Erotic threads are always present in long-term sexual relationships; we can tend to these connecting threads well using some of the tips I will share here in this below article. We can also tend to them poorly, or we can neglect them entirely. 

Tending & Neglecting the Erotic Thread

Positively charged erotic threads help us keep our sexual connection strong, fun, playful, and charged, assuming you’re having sex worth having. Sex worth having is sex that you like, no matter how often or with whom you’re having it. Do you feel safe (physically, emotionally, sexually)? Do you like the person you’re getting naked with? Do you trust this person and can you communicate with them about the dynamic emotions and experiences that make you, YOU? If yes, keep reading to find ways to tend to the erotic thread.

If you want to tend poorly to your erotic thread, you can turn away from your partner’s bids for connection, keep your phones/devices/TV/kids between you, allow sex to become a chore or to-do list item, make sex about pressure/coercion/duty, or keep sex performance-focused (ie: it only ‘counts’ if one or both of you has an orgasm). 

You can neglect your erotic thread entirely by assuming sex that is something that should just happen spontaneously, that it’s not something you need to talk about, and keep it separate from the rest of the relationship (ie: even if you feel distant or have had a fight, do it anyway). 

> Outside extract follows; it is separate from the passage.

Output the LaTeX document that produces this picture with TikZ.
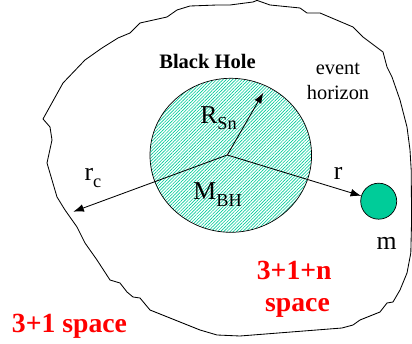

Positive Ways to Cultivate an Erotic Thread

Flirtation without expectation (or without escalation) was the phrase that came to mind as I was curating my agenda for the class. Remember to flirt with your person for the fun of it, not because it needs to ‘lead’ to something else. You can also learn to hold and make space for your desire, without making your partner responsible for it.  This is especially important to my men in heterosexual relationships AND yet, I see this show up in queer and straight couples in different ways. 

Another tool for tending is to remember these two foundational relationship frameworks: some of us have responsive desire, and others have spontaneous. Those of us that are responsive need time and space to warm up to the idea of desire, and therefore the erotic thread and maintaining sensual connection is extra important. 

You can honor your own responsiveness, but it’s your partner’s job to not make you responsible for their desire. Set the stage for connection and sensuality, create space for the energy to bloom without expectation that something HAS to happen. This also means learning to hold disappointment if the playdate didn’t go exactly as you wanted. But creating space for your person to find their desire, and then not find it, is deeply healing and will keep you more connected than if you rush it or force them to give in to your desire. Forcing might not be physical: it could look like pouting, grumbling, or withholding affection. 

The other framework is knowing that some of us need connection before sex; others need to have sex in order to feel connected. Learn how your partner is wired so that you can best show up for them. 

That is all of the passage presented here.